In order to obtain a divorce in Scotland it must first be established whether the Scottish courts have jurisdiction, meaning that they must have the authority to deal with the case.
The Scottish courts will have jurisdiction where:
- Both spouses are habitually resident in Scotland
- Either spouse was last habitually resident in Scotland and one spouse still lives in Scotland
- The other party not pursuing the divorce is habitually resident in Scotland
- The applicant has lived in Scotland for one year prior to the application for divorce
- The applicant has Scottish domicile and has lived in Scotland for six months prior to the application for divorce (peculiar to certain EU countries and intra UK)
- The applicant has a Scottish domicile
Habitual residence and domicile are both legal concepts that are used to indicate a person’s connection to a country’s legal system.
A habitual residence is the place that someone has a genuine connection with on a fixed basis and is usually the place where they live and work.
Domicile is a more complex notion. Every person is born with a domicile of origin and cannot be without a domicile during their lifetime. In order to change domicile, you have to move country with the intention of staying there on a permanent basis, and so it is more difficult to indicate that you have a new domicile than it is to demonstrate that you have become habitually resident in a country.
Accordingly, if you are an expat, living and working in Scotland you will be able to divorce here. You may have to meet a residence requirement You may also be able to divorce in your country of domicile.
If you are a domiciled Scot, living and working abroad you may well be able to use your domicile of origin to allow you to divorce in Scotland even although you are no longer habitually resident here. You may also be able to divorce in the country where you are habitually resident.
Grounds for Divorce in Scotland
Once it has been established that the Scottish court system has the authority to deal with your divorce, Scots law on divorce will apply. The grounds for divorce are covered by the Divorce Law (Scotland) Act 1976. Under this legislation there is one main ground for divorce in Scotland which is the ‘irretrievable breakdown’ of a marriage. This can be established in four separate ways. Firstly, you can prove that there has been an irretrievable breakdown due to adultery. You can also prove irretrievable breakdown because of unreasonable behaviour on the part of your spouse. These are seen as the fault grounds of divorce. However, there are other two grounds that can be used to indicate the irretrievable breakdown of a marriage that are non-fault based and so are less acrimonious.

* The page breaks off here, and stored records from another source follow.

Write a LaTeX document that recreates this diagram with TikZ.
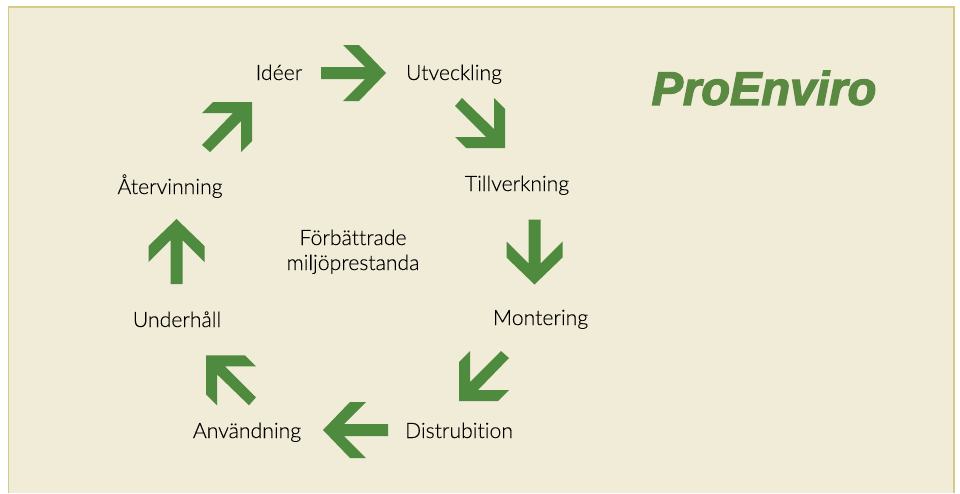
\documentclass[tikz,border=0pt]{standalone}
\usepackage{fontspec}
\setmainfont[Ligatures=NoCommon,FakeBold=0.12]{Lato Light}
\newfontfamily\logofont[FakeBold=3]{Liberation Sans}
\definecolor{panelbg}{HTML}{F1ECD7}
\definecolor{panelline}{HTML}{D5CB85}
\definecolor{arrowgreen}{HTML}{4F8B3E}
\definecolor{logogreen}{HTML}{5A8941}
\tikzset{
  lbl/.style={font=\fontsize{21.2}{24}\selectfont,text=black,inner sep=0pt,align=center,anchor=base},
  pics/straightarrow/.style={code={\fill[arrowgreen] (0,0)--(-27,-28)--(-43,-28)--(-21,-6)--(-65,-6)--(-65,6)--(-21,6)--(-43,28)--(-27,28)--cycle;}},
  pics/diagarrow/.style={code={\fill[arrowgreen] (0,0)--(-39,0)--(-50,11)--(-19,11)--(-50,43)--(-42,50)--(-11,19)--(-11,50)--(0,39)--cycle;}}
}
\begin{document}
\begin{tikzpicture}[x=1pt,y=-1pt]
\useasboundingbox (0,0) rectangle (960,493);
\fill[white] (0,0) rectangle (960,493);
\fill[panelbg] (8,7) rectangle (954,493);
\draw[panelline,line width=1.5pt] (8.5,493)--(8.5,7)--(954,7)--(954,493);
\node[lbl] (idea) at (279,80) {Idéer};
\node[lbl] (utv) at (454,80) {Utveckling};
\node[lbl] (till) at (517,191) {Tillverkning};
\node[lbl] (mont) at (540.5,325) {Montering};
\node[lbl] (dist) at (459,438) {Distrubition};
\node[lbl] (anv) at (247,438) {Användning};
\node[lbl] (und) at (177,327) {Underhåll};
\node[lbl] (ater) at (170,194) {Återvinning};
\node[lbl] (fb1) at (353,245) {Förbättrade};
\node[lbl] (fb2) at (353,270) {miljöprestanda};
\node[inner sep=0pt,text=logogreen,font=\logofont\bfseries\itshape\fontsize{47}{47}\selectfont] (logo) at (764,88) {ProEnviro};
\pic at (386,73) {straightarrow};
\pic at (505,148) [rotate=-90] {diagarrow};
\pic at (534.5,284.5) [rotate=-90] {straightarrow};
\pic at (459,401) [rotate=-180] {diagarrow};
\pic at (323,430) [rotate=180] {straightarrow};
\pic at (206,355.3) [rotate=90] {diagarrow};
\pic at (176.5,219) [rotate=90] {straightarrow};
\pic at (252,102) {diagarrow};
\end{tikzpicture}
\end{document}
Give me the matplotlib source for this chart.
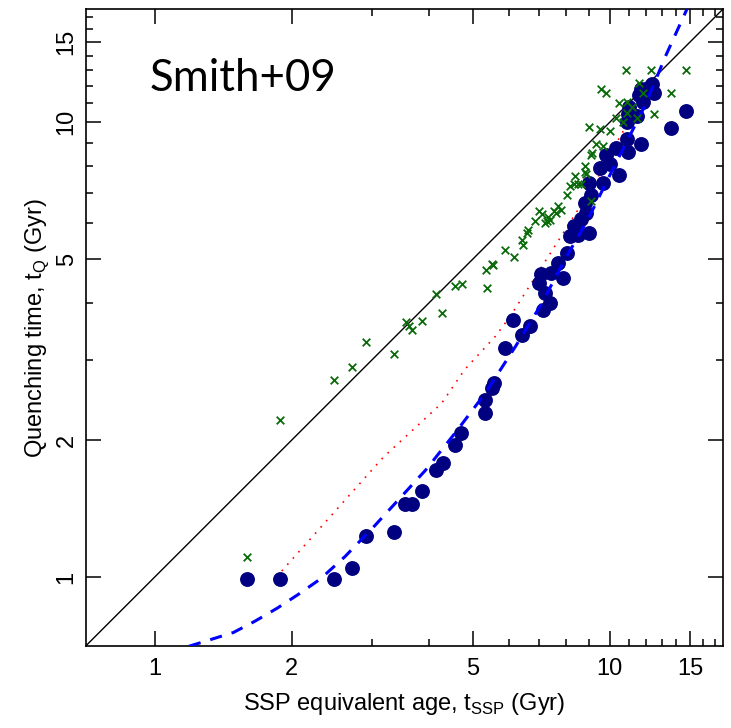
import matplotlib
matplotlib.use("Agg")
import matplotlib.pyplot as plt
from matplotlib.ticker import FixedLocator, NullFormatter

plt.rcParams['font.family'] = ['Liberation Sans', 'DejaVu Sans']
plt.rcParams['mathtext.fontset'] = 'custom'
plt.rcParams['mathtext.rm'] = 'Liberation Sans'

# quenched galaxies (blue circles)
blue_x = [1.60, 1.89, 2.48, 2.71, 2.92, 3.35, 3.55, 3.67, 3.87, 4.15, 4.31, 4.57,
          4.72, 5.33, 5.33, 5.50, 5.57, 5.89, 6.14, 6.42, 6.67, 7.14, 7.39, 7.19,
          7.00, 7.06, 7.44, 7.90, 7.69, 8.04, 8.17, 8.51, 9.01, 8.36, 8.65, 8.88,
          8.80, 9.10, 9.01, 9.65, 10.5, 9.51, 9.99, 9.83, 10.33, 10.88, 10.96, 11.7,
          13.6, 14.7, 10.88, 10.96, 11.0, 11.5, 11.8, 11.6, 11.7, 12.1, 12.4, 12.5]
blue_y = [0.99, 0.99, 0.99, 1.05, 1.23, 1.26, 1.45, 1.45, 1.55, 1.72, 1.78, 1.95,
          2.07, 2.30, 2.45, 2.60, 2.67, 3.19, 3.68, 3.41, 3.56, 3.87, 4.01, 4.21,
          4.43, 4.63, 4.67, 4.55, 4.90, 5.17, 5.62, 5.66, 5.71, 5.91, 6.12, 6.33,
          6.64, 6.93, 7.36, 7.36, 7.64, 7.94, 8.08, 8.49, 8.79, 9.18, 8.60, 8.95,
          9.70, 10.6, 10.0, 10.4, 10.8, 10.3, 11.1, 11.5, 11.8, 11.9, 12.1, 11.6]

# green crosses
green_x = [1.60, 1.89, 2.48, 2.71, 2.91, 3.35, 3.57, 3.63, 3.67, 3.87, 4.15, 4.29,
           4.57, 4.74, 5.34, 5.36, 5.50, 5.55, 5.89, 6.17, 6.45, 6.40, 6.57, 6.62,
           6.85, 7.00, 7.10, 7.26, 7.30, 7.20, 7.40, 7.55, 7.69, 7.80, 7.60, 8.04,
           8.17, 8.36, 8.51, 8.65, 8.39, 8.80, 9.10, 8.88, 8.80, 9.10, 9.15, 9.33,
           9.65, 9.99, 9.01, 9.51, 10.33, 9.58, 9.83, 10.5, 10.88, 10.88, 11.2, 11.6,
           11.8, 11.5, 12.5, 10.84, 12.3, 13.6, 14.7, 10.7]
green_y = [1.11, 2.21, 2.71, 2.90, 3.29, 3.10, 3.63, 3.56, 3.50, 3.65, 4.20, 3.81,
           4.36, 4.42, 4.74, 4.32, 4.89, 4.86, 5.25, 5.06, 5.38, 5.50, 5.71, 5.80,
           6.06, 6.37, 6.28, 6.06, 6.20, 6.00, 6.10, 6.37, 6.53, 6.40, 6.30, 6.93,
           7.23, 7.30, 7.30, 7.30, 7.62, 7.79, 6.70, 7.68, 8.02, 8.49, 8.55, 8.95,
           8.87, 9.58, 9.78, 9.66, 10.2, 11.8, 11.6, 11.0, 11.1, 10.5, 10.8, 12.2,
           11.6, 10.2, 10.4, 13.0, 13.0, 11.6, 13.0, 10.0]

# model curve (blue dashed)
model_x = [1.19, 1.49, 1.66, 1.86, 2.07, 2.31, 2.62, 3.05, 3.94, 4.60, 5.33,
           6.20, 7.06, 8.01, 8.95, 10.15, 11.93, 13.26, 14.8]
model_y = [0.705, 0.756, 0.80, 0.855, 0.917, 0.99, 1.11, 1.30, 1.72, 2.09, 2.54,
           3.21, 3.97, 5.04, 6.11, 7.88, 10.84, 13.98, 17.8]

# red dotted curve
red_x = [1.85, 3.11, 3.19, 4.27, 4.80, 5.60, 6.04, 9.18, 10.6, 12.0]
red_y = [1.00, 1.79, 1.84, 2.41, 2.86, 3.38, 3.74, 7.23, 9.41, 11.5]

lo, hi = 0.707, 17.7
major = [1, 2, 5, 10, 15]
minor = [3, 4, 6, 7, 8, 9, 11, 12, 13, 14, 16, 17]

fig = plt.figure(figsize=(7.31, 7.28), dpi=100)
ax = fig.add_axes([0.1176, 0.113, 0.8711, 0.8742])
ax.set_xscale('log')
ax.set_yscale('log')

ax.plot([lo, hi], [lo, hi], color='black', lw=1.0, zorder=2)
ax.plot(red_x, red_y, color='red', lw=1.2, dashes=(1, 4), zorder=2)
ax.plot(model_x, model_y, color='blue', lw=2.2, dashes=(4, 3.3), zorder=4)
ax.scatter(blue_x, blue_y, s=115, color='#000080', lw=0, zorder=3)
ax.scatter(green_x, green_y, s=30, marker='x', color='#0b6b0b', lw=1.3, zorder=5)

ax.set_xlim(lo, hi)
ax.set_ylim(lo, hi)
for a in (ax.xaxis, ax.yaxis):
    a.set_major_locator(FixedLocator(major))
    a.set_minor_locator(FixedLocator(minor))
    a.set_minor_formatter(NullFormatter())
ax.set_xticklabels([str(v) for v in major])
ax.set_yticklabels([str(v) for v in major], rotation=90, va='center')
ax.tick_params(which='both', direction='in', top=True, right=True, width=1.1, labelsize=17)
ax.tick_params(which='major', length=11)
ax.tick_params(axis='x', which='major', pad=9)
ax.tick_params(axis='y', which='major', pad=6)
ax.tick_params(which='minor', length=5)
for s in ax.spines.values():
    s.set_linewidth(1.2)

ax.set_xlabel(r'SSP equivalent age, t$_{\mathrm{SSP}}$ (Gyr)', fontsize=17, labelpad=8)
ax.set_ylabel(r'Quenching time, t$_{\mathrm{Q}}$ (Gyr)', fontsize=17, labelpad=3)

ax.text(0.10, 0.872, 'Smith+09', transform=ax.transAxes, fontsize=31.5,
        family='Lato', color='black')

fig.savefig('out.png', dpi=100)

Firstly, if there has been a one-year period of non-cohabitation that has been consented to by both spouses. Alternatively, after a period of two years of non-cohabitation between the spouses, consent is not needed and this period of separation alone will establish that the marriage has broken down irretrievably.
The process of divorce
There are two processes that can be used to obtain a divorce in Scotland: the simplified procedure and the ordinary procedure. The simplified procedure is a cheaper method of divorcing in Scotland. It is essentially a form that is completed and lodged in court. However, its use is restricted to those families where there are no children under sixteen and where the spouses are not seeking financial provision on divorce from the court.
If these conditions are not met, then ordinary procedure must be used. This is more expensive and may take a bit longer.
You should also note that we tend to agree a division of the assets/ children/ spousal maintenance before we proceed to divorce. In Scotland, there is no requirement for a court to rubber stamp financial agreements before obtaining a divorce.
The court will however want to be satisfied that the welfare arrangements for children are satisfactory before granting a divorce where there are children.